Ten suspects were yesterday convicted of operating an illegal investment scheme after they reportedly made NT$880 million (US$29.46 million) in illicit profits by claiming to represent the European online sports betting company Bwin (必贏博彩集團) over a period of six months.
The New Taipei District Court said that Chou Lin-yang (周麟洋), Wang Huai-chieh (王懷頡) and Chen Wei-ting (陳威廷) set up a company with hired staff that was run as a Ponzi scheme.
The court charged the suspects with financial fraud in contravention of the Banking Act (銀行法), handing down Chou, Wang and Chen prison terms of 11 years and seven months, 10 years and 10 months and eight years and four months respectively, the court said.

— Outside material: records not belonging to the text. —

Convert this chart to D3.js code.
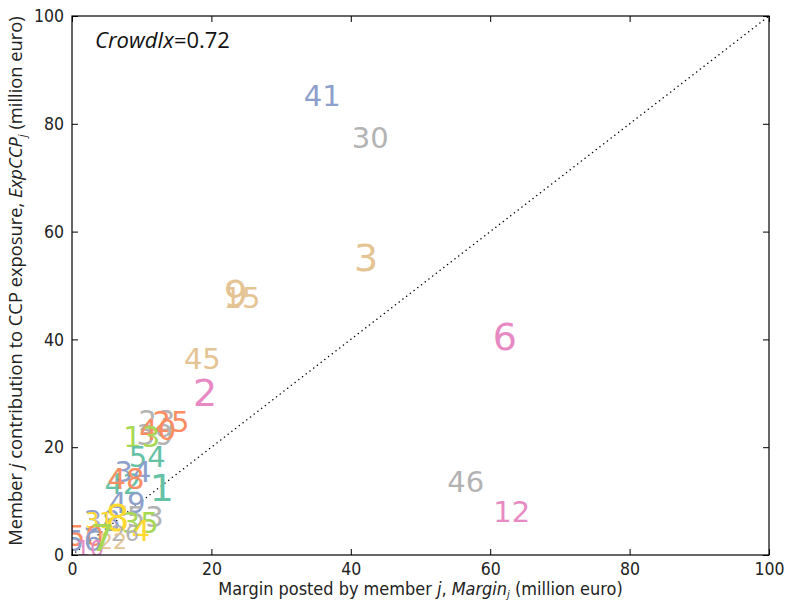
<!DOCTYPE html>
<html>
<head>
<meta charset="utf-8">
<script src="https://cdn.jsdelivr.net/npm/d3@7"></script>
<style>
  body { margin: 0; background: #fff; }
  .tick text { font-family: "DejaVu Sans Condensed", "Liberation Sans Narrow", sans-serif; font-stretch: condensed; }
</style>
</head>
<body>
<script>
// member ids, margin (x) and exposure contribution (y), colour group, label size group
var members = ["41","30","3","15","9","45","2","6","46","12",
               "23","39","25","40","13","54","42","34","48","1",
               "49","53","35","38","31","8","4","26","50","56",
               "10","22","7"];
var margin  = [35.9, 42.8, 42.2, 24.4, 23.5, 18.7, 19.1, 62.1, 56.5, 63.1,
               12.2, 11.9, 14.2, 12.3, 10.0, 10.8, 7.3, 8.75, 7.75, 12.9,
               7.9, 10.5, 9.8, 4.3, 3.9, 6.5, 9.9, 7.6, 1.9, 1.7,
               2.6, 5.9, 4.3];
var expCCP  = [85.3, 77.4, 55.3, 47.7, 48.6, 36.5, 30.2, 40.6, 13.7, 8.0,
               24.9, 22.4, 24.7, 23.2, 21.9, 18.2, 13.2, 15.4, 14.1, 12.6,
               9.8, 7.05, 6.1, 6.3, 6.5, 7.05, 4.45, 4.1, 3.6, 2.6,
               1.3, 2.6, 3.3];
var colour  = [2, 7, 6, 6, 6, 6, 3, 3, 7, 3,
               7, 7, 1, 1, 4, 0, 0, 2, 1, 0,
               2, 7, 4, 2, 5, 5, 5, 7, 1, 2,
               3, 6, 4];
var sizeGrp = [1, 1, 2, 1, 2, 1, 2, 2, 1, 1,
               1, 1, 1, 1, 1, 1, 1, 1, 1, 2,
               1, 1, 1, 1, 0, 2, 1, 0, 1, 1,
               0, 0, 2];
var xTicks = [0, 20, 40, 60, 80, 100];
var yTicks = [0, 20, 40, 60, 80, 100];
var crowdIx = 0.72;

var W = 785, H = 602;
var pl = 72, pr = 769, pt = 16, pb = 555;

var svg = d3.select("body").append("svg")
    .attr("width", W)
    .attr("height", H);

var x = d3.scaleLinear().domain([0, 100]).range([pl, pr]);
var y = d3.scaleLinear().domain([0, 100]).range([pb, pt]);
var fill = d3.scaleOrdinal().domain(d3.range(8)).range(d3.schemeSet2);
var fsize = d3.scaleOrdinal().domain([0, 1, 2]).range([22, 29, 38]);

var data = members.map(function(m, i) {
  return {id: m, x: margin[i], y: expCCP[i], c: colour[i], s: sizeGrp[i]};
});

// scale a text's font size so it spans a given width
function fit(sel, target) {
  var fs = parseFloat(sel.style("font-size"));
  var len = sel.node().getComputedTextLength();
  if (len > 0) sel.style("font-size", (fs * target / len) + "px");
}

svg.append("clipPath").attr("id", "clip")
  .append("rect").attr("x", pl).attr("y", pt)
  .attr("width", pr - pl).attr("height", pb - pt);

// diagonal
svg.append("line")
    .attr("x1", x(0)).attr("y1", y(0))
    .attr("x2", x(100)).attr("y2", y(100))
    .attr("stroke", "#000")
    .attr("stroke-width", 1.4)
    .attr("stroke-linecap", "round")
    .attr("stroke-dasharray", "0.1,4.6");

// member labels
svg.append("g")
    .attr("clip-path", "url(#clip)")
  .selectAll("text")
    .data(data)
  .enter().append("text")
    .attr("x", function(d) { return x(d.x); })
    .attr("y", function(d) { return y(d.y) + 0.36 * fsize(d.s); })
    .attr("text-anchor", "middle")
    .style("font-family", "DejaVu Sans")
    .style("font-size", function(d) { return fsize(d.s) + "px"; })
    .attr("fill", function(d) { return fill(d.c); })
    .text(function(d) { return d.id; });

// axes, ticks inward on all sides
var tickFont = 17.5;
svg.append("g")
    .attr("transform", "translate(0," + pb + ")")
    .call(d3.axisBottom(x).tickValues(xTicks).tickSizeInner(-6).tickSizeOuter(0).tickPadding(8));
svg.append("g")
    .attr("transform", "translate(0," + pt + ")")
    .call(d3.axisTop(x).tickValues(xTicks).tickSizeInner(-6).tickSizeOuter(0).tickFormat(""));
svg.append("g")
    .attr("transform", "translate(" + pl + ",0)")
    .call(d3.axisLeft(y).tickValues(yTicks).tickSizeInner(-6).tickSizeOuter(0).tickPadding(8));
svg.append("g")
    .attr("transform", "translate(" + pr + ",0)")
    .call(d3.axisRight(y).tickValues(yTicks).tickSizeInner(-6).tickSizeOuter(0).tickFormat(""));

svg.selectAll(".domain").remove();
svg.selectAll(".tick line").attr("stroke", "#000").attr("stroke-width", 1);
svg.selectAll(".tick text")
    .style("font-size", tickFont + "px")
    .attr("fill", "#222");

svg.append("rect")
    .attr("x", pl).attr("y", pt)
    .attr("width", pr - pl).attr("height", pb - pt)
    .attr("fill", "none")
    .attr("stroke", "#000")
    .attr("stroke-width", 1.2);

// CrowdIx annotation
var ann = svg.append("text")
    .attr("x", 95).attr("y", 48)
    .style("font-family", "Open Sans, sans-serif")
    .style("font-size", "20px")
    .attr("fill", "#111");
ann.append("tspan").style("font-style", "italic").text("CrowdIx");
ann.append("tspan").text("=" + crowdIx);
fit(ann, 135);

// x label
var xl = svg.append("text")
    .attr("x", (pl + pr) / 2)
    .attr("y", 595)
    .attr("text-anchor", "middle")
    .style("font-family", "DejaVu Sans Condensed, Liberation Sans Narrow, sans-serif")
    .style("font-stretch", "condensed")
    .style("font-size", "17px")
    .attr("fill", "#222");
xl.append("tspan").text("Margin posted by member ");
xl.append("tspan").style("font-style", "italic").text("j");
xl.append("tspan").text(", ");
xl.append("tspan").style("font-style", "italic").text("Margin");
xl.append("tspan").style("font-style", "italic").style("font-size", "11px").attr("dy", 2.5).text("j");
xl.append("tspan").attr("dy", -2.5).text(" (million euro)");
fit(xl, 405);

// y label
var yl = svg.append("text")
    .attr("transform", "translate(22," + 281 + ")rotate(-90)")
    .attr("text-anchor", "middle")
    .style("font-family", "Open Sans, sans-serif")
    .style("font-size", "16px")
    .attr("fill", "#222");
yl.append("tspan").text("Member ");
yl.append("tspan").style("font-style", "italic").text("j");
yl.append("tspan").text(" contribution to CCP exposure, ");
yl.append("tspan").style("font-style", "italic").text("ExpCCP");
yl.append("tspan").style("font-style", "italic").style("font-size", "11px").attr("dy", 4).text("j");
yl.append("tspan").attr("dy", -4).text(" (million euro)");
fit(yl, 530);
</script>
</body>
</html>
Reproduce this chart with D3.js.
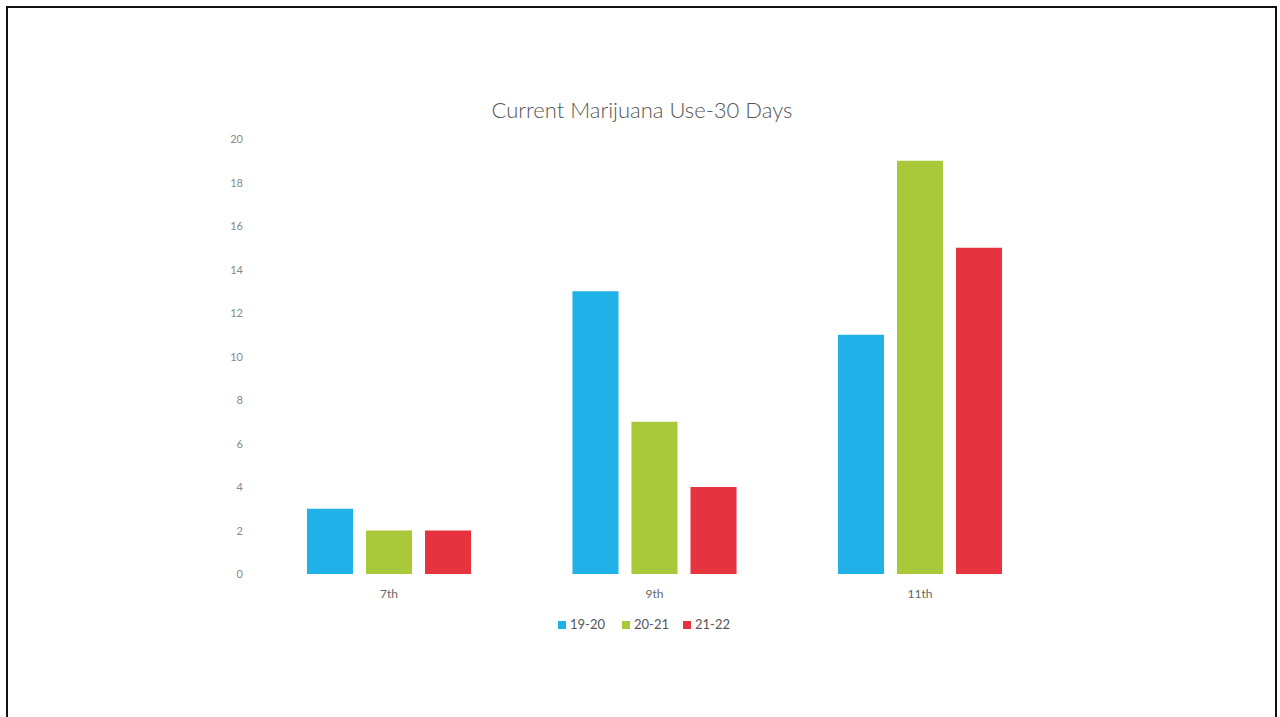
<!DOCTYPE html>
<html>
<head>
<meta charset="utf-8">
<script src="https://cdn.jsdelivr.net/npm/d3@7"></script>
<style>
  html, body { margin: 0; padding: 0; background: #fff; }
  svg { display: block; }
</style>
</head>
<body>
<svg id="chart" width="1280" height="717"></svg>
<script>
const categories = ["7th", "9th", "11th"];
const seriesNames = ["19-20", "20-21", "21-22"];
const values1920 = [3, 13, 11];
const values2021 = [2, 7, 19];
const values2122 = [2, 4, 15];
const yTicks = [0, 2, 4, 6, 8, 10, 12, 14, 16, 18, 20];
const colors = ["#1fb1e8", "#a9c83a", "#e6333f"];

const seriesValues = [values1920, values2021, values2122];
const rows = categories.map((c, i) => ({
  cat: c,
  vals: seriesNames.map((s, j) => ({ s, j, v: seriesValues[j][i] }))
}));

const svg = d3.select("#chart");
const font = "Lato, 'Open Sans', sans-serif";

// frame
svg.append("rect")
  .attr("x", 7).attr("y", 7)
  .attr("width", 1269).attr("height", 730)
  .attr("fill", "none").attr("stroke", "#111").attr("stroke-width", 2);

const y = d3.scaleLinear().domain([0, 20]).range([574, 139]);
const x0 = d3.scaleBand().domain(categories).range([256, 1053])
  .paddingInner(0.382).paddingOuter(0.192);
const x1 = d3.scaleBand().domain(seriesNames).range([0, x0.bandwidth()])
  .paddingInner(0.22).paddingOuter(0);
const color = d3.scaleOrdinal().domain(seriesNames).range(colors);

// title
svg.append("text")
  .attr("x", 642).attr("y", 118)
  .attr("text-anchor", "middle")
  .attr("font-family", font).attr("font-size", 22).attr("font-weight", 300)
  .attr("fill", "#555")
  .text("Current Marijuana Use-30 Days");

// y axis
const yAxis = d3.axisLeft(y).tickValues(yTicks).tickSize(0).tickPadding(0);
const yg = svg.append("g").attr("transform", "translate(243,0)").call(yAxis);
yg.select(".domain").remove();
yg.selectAll("text")
  .attr("font-family", font).attr("font-size", 11).attr("fill", "#888")
  .attr("text-anchor", "end");

// x axis
const xAxis = d3.axisBottom(x0).tickSize(0).tickPadding(0);
const xg = svg.append("g").attr("transform", "translate(0,589)").call(xAxis);
xg.select(".domain").remove();
xg.selectAll("text")
  .attr("font-family", font).attr("font-size", 12).attr("fill", "#666");

// bars
const groups = svg.append("g").selectAll("g").data(rows).join("g")
  .attr("transform", d => `translate(${x0(d.cat)},0)`);
groups.selectAll("rect").data(d => d.vals).join("rect")
  .attr("x", d => x1(d.s))
  .attr("width", x1.bandwidth())
  .attr("y", d => y(d.v))
  .attr("height", d => y(0) - y(d.v))
  .attr("fill", d => color(d.s));

// legend
const legendX = [558, 622, 683];
const lg = svg.append("g").selectAll("g").data(seriesNames).join("g")
  .attr("transform", (d, i) => `translate(${legendX[i]},621)`);
lg.append("rect").attr("width", 8).attr("height", 8).attr("fill", d => color(d));
lg.append("text").attr("x", 12).attr("y", 8)
  .attr("font-family", font).attr("font-size", 13).attr("fill", "#555")
  .text(d => d);
</script>
</body>
</html>
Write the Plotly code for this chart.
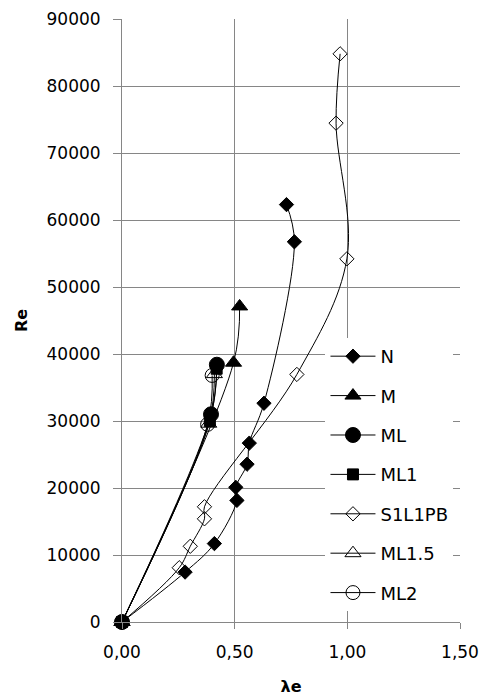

Hsieh Sheng-chin (謝昇晉), a teacher who was hired to present seminars on how to make high returns through Bwin investments, was sentenced to eight years and 22 months, while other staff members hired for the scheme were handed sentences of two to nine years. It was the first ruling on the case and it can be appealed, it said.
The scheme began in 2014, when a Malaysian-Chinese named Tan Lung-lai (陳隆萊) visited Taiwan claiming to be Bwin’s main representative in Asia and met with Chou, Wang, Chen, Hsieh and other figures, investigators said.
In his sales pitch, Tan said that people would make their initial investment back in four months and double it in eight months, they said.
Guided by Tan, the suspects organized “investment seminars” at top-of-the-line hotels across the nation to attract people to deposit money into individual accounts — NT$150,000 to NT$2 million per investment unit — claiming that the accounts were registered with Bwin, they said.
The suspects reportedly told Taiwanese investors that they could make good profits by placing bets on soccer, tennis and other sports in the pools run by Bwin, they said.
They provided betting tips, as well as allegedly promising regular bonuses to investors’ accounts — at 0.83 percent per day and 25 percent per month — as well as cash rewards for pulling in new members to expand the pyramid scheme, they added.
Although some bonuses were initially paid out, the scheme collapsed in September 2014 when the operation failed to pay bonuses to its members, which prompted some of them to report the case to the judiciary, which started an investigation, the investigators said.